Самое грустное для меня — я мало играл Чехова. Я не сыграл ни «Дядю Ваню», ни «Вишневый сад»; ни «Три сестры». Только — «Медведь» и «Иванов».
Но, может быть, я ошибаюсь, мне кажется, я сыграл две лучшие чеховские роли. С одной стороны, комедия, с другой — трагедия, и в обоих — огромный накал страстей, требующий полной отдачи.
Чехов и — накал страстей?! Да, во всяком случае, мне как актеру он открылся таким, и таким я его люблю.
Поэтому меня неотвязно преследует мысль, что, увлекаясь кружевной разработкой психологии в его пьесах, мы забываем о другой их стороне. В этом необыкновенном докторе, враче, я бы сказал враче души человеческой, меня поражает точность воспроизведения страстей. А раз — точность, значит и — сочность. Пленяясь тонкостью, мы часто уходим от того, что Чехов, как Шекспир, не меньше, ставит героя в сложнейшие, чрезвычайно драматические ситуации. Ставит и следит, как протекает болезнь, если позволено процесс борьбы человека с обстоятельствами сравнивать с болезнью. Но только Чехов не любит атмосферы больницы. Ритм жизни больницы — ужасен! Все доктора терпеть не могут больных, которые жалуются, ноют, медленно изводя окружающих. И Чехов, как истинный доктор, любил больных мужественных.
Таков, например, Иванов. Главное не то, что он страдает, а то, что он не хочет страдать и не хочет, чтобы его жалели. А его все жалеют — и Сарра, и Лебедев, и Шурочка. Ему нужно другое — понимание, но ведь его, этого понимания, ни у кого нет!
Борьба Иванова с собой и с окружающими, как всегда у Чехова, — борьба драматическая, трудная. Действительно, сколько в этой пьесе гнева, радости, потрясений, страстей!
Для меня, например, очень важна ремарка, это моя «режиссура». В «Иванове» такие ремарки: «задыхаясь», «хватая себя за голову» и т. д. и т. п. Это на полутонах не сыграешь!

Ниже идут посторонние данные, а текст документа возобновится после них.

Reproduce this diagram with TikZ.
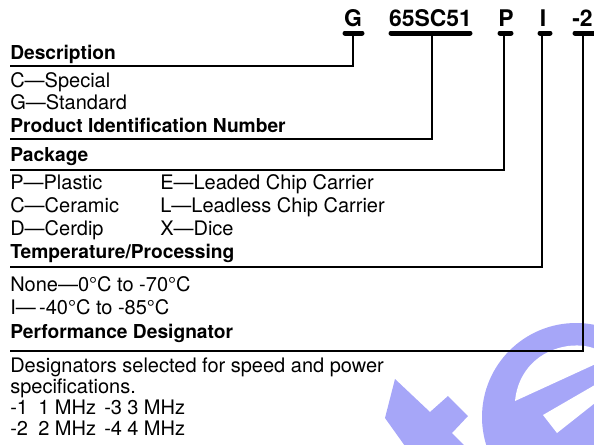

Я очень верю Иванову, он не говорит ни одного слова зря и ничего не преувеличивает. Поэтому я представляю себе буквально, что значит: «день и ночь болит моя совесть». Я чувствую это физически. Ужас — день и ночь! «У меня спина треснула», — и я понимаю, какой это кошмар.
«Я умираю от стыда», — говорит он, и это, пожалуй, самое постоянное и самое страшное состояние Иванова, человека бесконечно совестливого. Вот эти чувства — стыда и совести — очень чеховские по своей природе. Мне, вообще, кажется, что часто словами Иванова говорит Чехов — самый деликатнейший и совестливейший человек.
Чеховские образы — как айсберги: на поверхности — немного, а внизу — огромное ледовое хозяйство. Иванова можно принять за неврастеника, и ничего не будет ошибочнее. Не до неврастении доводит его конфликт с действительностью, а до трезвого, сурового суда над собой, над своей беспомощностью, над своим безволием.
Что же делает Чехов виной Иванова, его трагической виной?
Когда я отвечаю себе на этот вопрос, Чехов в моем воображении сразу шагает в сегодняшний день. Иванов расстрелял себя за то, что потерял мировоззрение. Нельзя жить без мировоззрения! Будущее спросит с тех, кто жил, не ощущая цели в жизни, жил без идеалов и без борьбы.
Когда я играл «Иванова», были некоторые зрители, которые уходили со спектакля и говорили: «Что он все плачется, работать надо, на целину бы его послать!» Меня это очень огорчает: ну можно ли относиться к людям и их страданиям так неуважительно, так неинтеллигентно?
Чехов всегда пишет о больших категориях, которые требуют внимания и уважения.
Немирович-Данченко сказал, что первый акт «Иванова» — элегия. Но — какая элегия! Это шаляпинская по мощи элегия. И, конечно же, Чехов, как Шекспир, требует актеров страстных, темпераментных, влюбленных в жизнь.
Сам ведь он был именно такой.
Женой выбрал не кого иного, а Книппер, — женщину неугомонную, зажигательную.
И шампанского перед смертью попросил...
Примечания
Смирнов Борис Александрович (1908—1982) — актер, с 1955 г. — во МХАТе, играл главную роль в спектакле «Иванов» (1955) Московского театра им. Пушкина.